start Exercise inputs

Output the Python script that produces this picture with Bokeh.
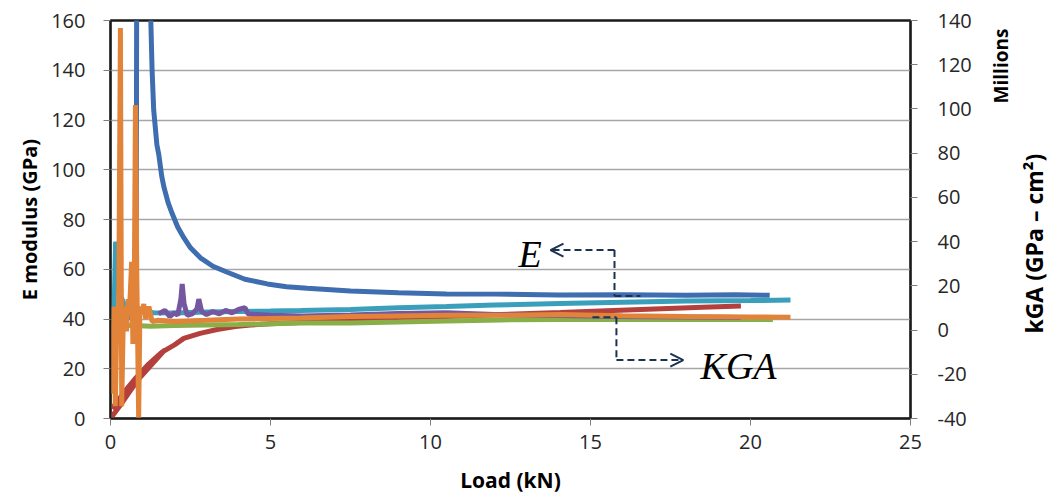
import math
from bokeh.plotting import figure
from bokeh.models import (Range1d, LinearAxis, SingleIntervalTicker, FixedTicker, Label, Arrow,
                          OpenHead, PrintfTickFormatter)
from bokeh.embed import file_html
from bokeh.resources import INLINE

# ---------------- data ----------------
# E modulus series (left axis, GPa)
blue_x = [0.55, 0.7, 0.8, 0.85, 1.2, 1.25, 1.3, 1.35, 1.45, 1.51, 1.6, 1.67, 1.8, 1.93, 2.1, 2.29, 2.5,
          2.81, 3.2, 3.65, 4.2, 4.9, 5.5, 6.15, 7.5, 9.0, 10.5, 12.0, 14.0, 16.0, 18.0, 19.5, 20.6]
blue_y = [40.5, 41.2, 41.0, 400, 400, 165, 140, 124, 110, 106, 97.5, 93, 86.8, 82.3, 77, 72.7, 68.6,
          64.6, 61.2, 58.8, 56.0, 54.1, 53.0, 52.4, 51.3, 50.6, 50.1, 50.0, 49.6, 49.7, 49.5, 49.7, 49.5]

red_x = [0.0, 0.3, 0.6, 0.9, 1.2, 1.5, 1.7, 0.05, 0.4, 0.8, 1.2, 1.6, 2.0, 2.29, 2.8, 3.33, 3.9, 4.38,
         5.0, 5.94, 7.5, 9.0, 10.5, 12.2, 14.06, 15.5, 17.0, 18.5, 19.7]
red_y = [0.0, 5.2, 10.8, 16.2, 21.4, 25.4, 27.6, 4.0, 10.2, 16.4, 22.0, 26.6, 29.6, 32.2, 34.2, 35.8, 37.0,
         37.6, 38.1, 38.6, 39.3, 40.2, 41.0, 41.8, 42.6, 43.3, 44.0, 44.7, 45.2]

teal_x = [0.1, 0.14, 0.16, 0.19, 0.21, 0.26, 0.3, 0.36, 0.42, 0.5, 0.6, 0.8, 1.0, 1.35, 2.0, 3.0, 4.0,
          5.0, 5.94, 7.5, 9.0, 10.5, 12.0, 14.06, 16.0, 18.0, 20.0, 21.25]
teal_y = [37.0, 60.0, 71.0, 69.5, 58.0, 55.0, 50.0, 48.0, 46.0, 44.0, 43.2, 42.6, 43.0, 42.5, 42.4, 42.8, 43.0,
          43.2, 43.4, 43.8, 44.5, 45.0, 45.6, 46.2, 46.7, 47.2, 47.4, 47.6]

# KGA series (right axis, millions GPa-cm^2)
green_x = [0.05, 0.3, 0.6, 1.25, 2.0, 3.0, 4.0, 5.94, 7.5, 9.0, 10.5, 12.2, 14.06, 16.0, 18.0, 20.7]
green_y = [1.1, 1.6, 2.2, 1.7, 2.1, 2.3, 2.5, 3.2, 3.2, 3.6, 4.1, 4.6, 4.8, 4.8, 4.9, 4.8]

purple_x = [1.5, 1.7, 1.85, 2.0, 2.1, 2.2, 2.24, 2.3, 2.4, 2.55, 2.7, 2.76, 2.85, 3.0, 3.2, 3.4, 3.6,
            3.8, 4.0, 4.2, 4.3, 5.0, 6.0, 7.5, 9.0, 10.5, 12.0, 14.0, 16.0, 18.0, 19.7]
purple_y = [7.3, 8.9, 6.1, 7.8, 6.7, 14.0, 20.8, 11.8, 6.7, 7.3, 9.5, 14.0, 8.4, 7.0, 8.4, 7.3, 8.9,
            7.8, 9.3, 10.1, 7.3, 6.7, 6.4, 6.8, 7.5, 7.8, 7.0, 6.6, 6.1, 5.9, 5.7]

orange_x = [0.03, 0.07, 0.11, 0.15, 0.2, 0.25, 0.31, 0.35, 0.4, 0.45, 0.5, 0.55, 0.6, 0.66, 0.7, 0.74,
            0.78, 0.82, 0.88, 0.92, 0.98, 1.04, 1.1, 1.2, 1.3, 1.5, 2.0, 3.0, 4.0, 5.94, 7.5, 9.0,
            10.5, 12.2, 14.06, 16.0, 18.0, 20.0, 21.25]
orange_y = [2.8, -28.8, 10.6, -34.4, 5.0, -6.3, 136.6, -34.4, 5.0, 10.6, -0.6, 14.0, 10.6, 30.9, -6.3, 10.6,
            101.8, 27.5, -40.0, 10.6, 7.3, 11.8, 5.0, 10.6, 3.9, 4.4, 3.9, 4.4, 5.0, 5.5, 6.1, 6.4,
            6.7, 6.7, 7.0, 6.5, 6.1, 5.9, 5.8]

x_ticks_interval = 5
left_ticks_interval = 20
right_ticks_interval = 20
right_unit_text = "Millions"
right_title_text = "kGA (GPa – cm²)"

# ---------------- figure ----------------
FONT = "Open Sans"
p = figure(frame_width=800, frame_height=398,
           x_range=Range1d(0, 25), y_range=Range1d(0, 160),
           output_backend="svg", toolbar_location=None,
           min_border_left=110, min_border_right=140, min_border_top=20, min_border_bottom=75,
           background_fill_color="white", border_fill_color="white")
p.extra_y_ranges = {"kga": Range1d(-40, 140)}

p.outline_line_color = "#1a1a1a"
p.outline_line_width = 2.5
p.xgrid.visible = False
p.ygrid.grid_line_color = "#a6a6a6"
p.ygrid.grid_line_width = 1.5

xa = p.xaxis[0]
ya = p.yaxis[0]
xa.ticker = SingleIntervalTicker(interval=x_ticks_interval)
ya.ticker = SingleIntervalTicker(interval=left_ticks_interval)
p.ygrid.ticker = ya.ticker
xa.axis_label = "Load (kN)"
ya.axis_label = "E modulus (GPa)"

ra = LinearAxis(y_range_name="kga", ticker=SingleIntervalTicker(interval=right_ticks_interval),
                formatter=PrintfTickFormatter(format="%d"))
p.add_layout(ra, "right")

# second right axis: the "Millions" unit note (one rotated tick label)
ra2 = LinearAxis(y_range_name="kga", ticker=FixedTicker(ticks=[102.5]),
                 major_label_overrides={102.5: right_unit_text})
p.add_layout(ra2, "right")

# third right axis: the axis title (one rotated tick label)
ra3 = LinearAxis(y_range_name="kga", ticker=FixedTicker(ticks=[-1.6]),
                 major_label_overrides={-1.6: right_title_text})
p.add_layout(ra3, "right")

for ax in (xa, ya, ra):
    ax.major_label_text_font = FONT
    ax.major_label_text_font_size = "20px"
    ax.major_label_text_color = "#262626"
    ax.minor_tick_line_color = None
    ax.major_tick_in = 0
    ax.major_tick_out = 7
    ax.major_tick_line_color = "#7f7f7f"
    ax.axis_line_color = "#1a1a1a"
    ax.axis_line_width = 1.5

for ax in (xa, ya):
    ax.axis_label_text_font = FONT
    ax.axis_label_text_font_style = "bold"
    ax.axis_label_text_color = "#000000"
xa.axis_label_text_font_size = "21px"
ya.axis_label_text_font_size = "20px"

for ax in (ra2, ra3):
    ax.axis_line_color = None
    ax.major_tick_line_color = None
    ax.minor_tick_line_color = None
    ax.major_tick_in = 0
    ax.major_tick_out = 0
    ax.major_label_text_font = FONT
    ax.major_label_text_font_style = "bold"
    ax.major_label_text_color = "#000000"
    ax.major_label_orientation = math.pi / 2

ra2.major_label_text_font_size = "19px"
ra2.major_label_standoff = 27
ra3.major_label_text_font_size = "23px"
ra3.major_label_standoff = 4

xa.major_label_standoff = 9
xa.axis_label_standoff = 14
ya.major_label_standoff = 18
ya.axis_label_standoff = 5
ra.major_label_standoff = 20

LW = 5
p.line(blue_x, blue_y, line_color="#3e6db0", line_width=LW)
p.line(red_x, red_y, line_color="#b3403c", line_width=LW)
p.line(teal_x, teal_y, line_color="#3a9fbb", line_width=LW)
p.line(green_x, green_y, line_color="#8aae48", line_width=LW, y_range_name="kga")
p.line(purple_x, purple_y, line_color="#7556a0", line_width=LW, y_range_name="kga")
p.line(orange_x, orange_y, line_color="#e2833a", line_width=LW, y_range_name="kga")

# annotations
NAVY = "#1b3350"
p.add_layout(Label(x=12.75, y=66.0, text="E", text_font="Liberation Serif", text_font_style="italic",
                   text_font_size="38px", text_baseline="alphabetic", text_color="#000000"))
p.add_layout(Label(x=18.44, y=21.2, text="KGA", text_font="Liberation Serif", text_font_style="italic",
                   text_font_size="38px", text_baseline="alphabetic", text_color="#000000"))

dash = "7 4"
p.add_layout(Arrow(x_start=15.75, y_start=67.7, x_end=13.75, y_end=67.7, line_color=NAVY, line_width=2,
                   line_dash=dash, end=OpenHead(size=13, line_color=NAVY, line_width=2)))
p.add_layout(Arrow(x_start=15.75, y_start=67.7, x_end=15.75, y_end=49.2, line_color=NAVY, line_width=2,
                   line_dash=dash, end=None))
p.add_layout(Arrow(x_start=15.75, y_start=49.2, x_end=16.56, y_end=49.2, line_color=NAVY, line_width=2,
                   line_dash=dash, end=None))
p.add_layout(Arrow(x_start=15.06, y_start=40.7, x_end=15.81, y_end=40.7, line_color=NAVY, line_width=2,
                   line_dash=dash, end=None))
p.add_layout(Arrow(x_start=15.81, y_start=40.7, x_end=15.81, y_end=23.5, line_color=NAVY, line_width=2,
                   line_dash=dash, end=None))
p.add_layout(Arrow(x_start=15.81, y_start=23.5, x_end=17.9, y_end=23.5, line_color=NAVY, line_width=2,
                   line_dash=dash, end=OpenHead(size=13, line_color=NAVY, line_width=2)))

open("out.html", "w").write(file_html(p, INLINE))
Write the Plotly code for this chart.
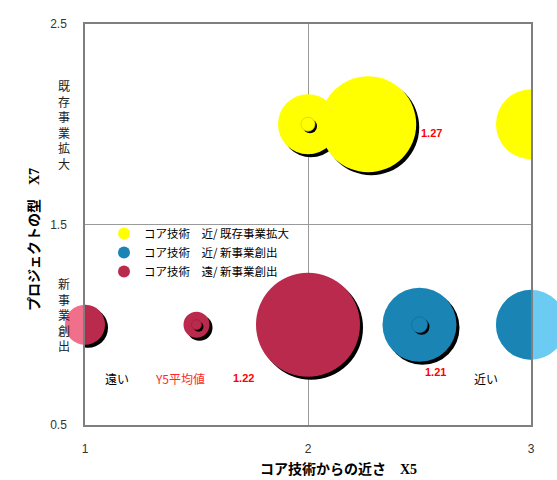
import plotly.graph_objects as go

# ---------------- data ----------------
series_names = ["コア技術　近/ 既存事業拡大", "コア技術　近/ 新事業創出", "コア技術　遠/ 新事業創出"]

near_existing_x = [2.0, 2.27, 3.0, 2.0]
near_existing_y = [2.0, 2.0, 2.0, 2.0]
near_existing_size = [30, 48, 35, 7]

near_new_x = [2.5, 3.0, 2.5]
near_new_y = [1.0, 1.0, 1.0]
near_new_size = [37, 35, 8]

far_new_x = [1.0, 1.5, 2.0, 1.5]
far_new_y = [1.0, 1.0, 1.0, 1.0]
far_new_size = [20, 13, 52, 5]

x_ticks = [1, 2, 3]
y_ticks = [0.5, 1.5, 2.5]

# ---------------- layout constants ----------------
W, H = 557, 480
ML, MR, MT, MB = 85, 26, 24, 55
PW, PH = W - ML - MR, H - MT - MB
XR, YR = [1, 3], [0.5, 2.5]
px_x = PW / (XR[1] - XR[0])
px_y = PH / (YR[1] - YR[0])
SIZEREF = 0.5

JP = "Noto Sans CJK JP"
ARIAL = "Liberation Sans"

styles = [
    dict(color="#FFFF00", edge="#C8C800", light=None),
    dict(color="#1A85B5", edge="#126890", light="#6CCBF2"),
    dict(color="#BA2A4C", edge="#8E1E3A", light="#F0708C"),
]
datasets = [
    (near_existing_x, near_existing_y, near_existing_size),
    (near_new_x, near_new_y, near_new_size),
    (far_new_x, far_new_y, far_new_size),
]

fig = go.Figure()

def mk(s, color, lw=0, lc="#000000"):
    return dict(size=[s], sizemode="diameter", sizeref=SIZEREF, color=color,
                opacity=1, line=dict(width=lw, color=lc))

for (xs, ys, ss), st in zip(datasets, styles):
    for x, y, s in zip(xs, ys, ss):
        small = s < 10
        sh = 2 if small else 3
        on_edge = x in (XR[0], XR[1])
        if st["light"] and on_edge:
            fig.add_trace(go.Scatter(
                x=[x], y=[y], mode="markers", cliponaxis=False, showlegend=False, hoverinfo="skip",
                marker=mk(s, st["light"])))
        fig.add_trace(go.Scatter(
            x=[x + sh / px_x], y=[y - sh / px_y], mode="markers", cliponaxis=True,
            showlegend=False, hoverinfo="skip", marker=mk(s, "#000000")))
        fig.add_trace(go.Scatter(
            x=[x], y=[y], mode="markers", cliponaxis=True, showlegend=False,
            marker=mk(s, st["color"], 0.6 if small else 0, st["edge"])))

for name, st in zip(series_names, styles):
    fig.add_trace(go.Scatter(
        x=[None], y=[None], mode="markers", name=name,
        marker=dict(size=8, color=st["color"], opacity=1)))

ann = []
def txt(x, y, t, color="#000000", size=12, bold=False, family=JP, xref="x", yref="y", **kw):
    ann.append(dict(x=x, y=y, xref=xref, yref=yref, text=f"<b>{t}</b>" if bold else t,
                    xanchor="center", yanchor="middle",
                    showarrow=False, font=dict(family=family, size=size, color=color), **kw))

txt(1.143, 0.734, "遠い")
txt(1.426, 0.734, "Y5平均値", color="#FF2828", size=12)
txt(1.709, 0.734, "1.22", color="#FF0000", size=11, bold=True, family=ARIAL)
txt(2.57, 0.764, "1.21", color="#FF0000", size=11, bold=True, family=ARIAL)
txt(2.80, 0.734, "近い")
txt(2.556, 1.956, "1.27", color="#FF0000", size=11, bold=True, family=ARIAL)
txt((64 - ML) / PW, 2.0, "<br>".join("既存事業拡大"), size=12, color="#222222", xref="paper")
txt((64 - ML) / PW, 1.05, "<br>".join("新事業創出"), size=12, color="#222222", xref="paper")

# axis titles
txt((33 - ML) / PW, (MT + PH - 240) / PH,
    '<b>プロジェクトの型</b>　<span style="font-family:Liberation Serif"><b>X7</b></span>',
    size=14, xref="paper", yref="paper", textangle=-90)
txt((338 - ML) / PW, (MT + PH - 468) / PH,
    '<b>コア技術からの近さ</b>　<span style="font-family:Liberation Serif"><b>X5</b></span>',
    size=14, xref="paper", yref="paper")

fig.update_layout(
    width=W, height=H,
    margin=dict(l=ML, r=MR, t=MT, b=MB),
    paper_bgcolor="white", plot_bgcolor="white",
    showlegend=True,
    legend=dict(x=(104 - ML) / PW, y=(MT + PH - 219) / PH, xanchor="left", yanchor="top",
                bgcolor="rgba(255,255,255,0)", font=dict(family=JP, size=11.5, color="#000000"),
                itemsizing="constant", tracegroupgap=0),
    annotations=ann,
    font=dict(family=ARIAL),
)
fig.update_xaxes(range=XR, tickvals=x_ticks, ticktext=[str(v) for v in x_ticks],
                 showgrid=True, gridcolor="#9A9A9A", gridwidth=1, zeroline=False,
                 showline=True, linecolor="#7F7F7F", linewidth=1.5, mirror=True,
                 ticks="", ticklabelstandoff=12, tickfont=dict(family=ARIAL, size=12, color="#333333"))
fig.update_yaxes(range=YR, tickvals=y_ticks, ticktext=[str(v) for v in y_ticks],
                 showgrid=True, gridcolor="#9A9A9A", gridwidth=1, zeroline=False,
                 showline=True, linecolor="#7F7F7F", linewidth=1.5, mirror=True,
                 ticks="", ticklabelstandoff=14, tickfont=dict(family=ARIAL, size=12, color="#333333"))

fig.write_html("out.html")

end Exercise inputs

- [Set problem]
Print the entries as they stand, first line through the line holding "from bokeh.resources import INLINE", with every picture removed.

- [Task response]
Output the Python script that produces this picture with Bokeh.
import math
from bokeh.plotting import figure
from bokeh.models import (Range1d, LinearAxis, SingleIntervalTicker, FixedTicker, Label, Arrow,
                          OpenHead, PrintfTickFormatter)
from bokeh.embed import file_html
from bokeh.resources import INLINE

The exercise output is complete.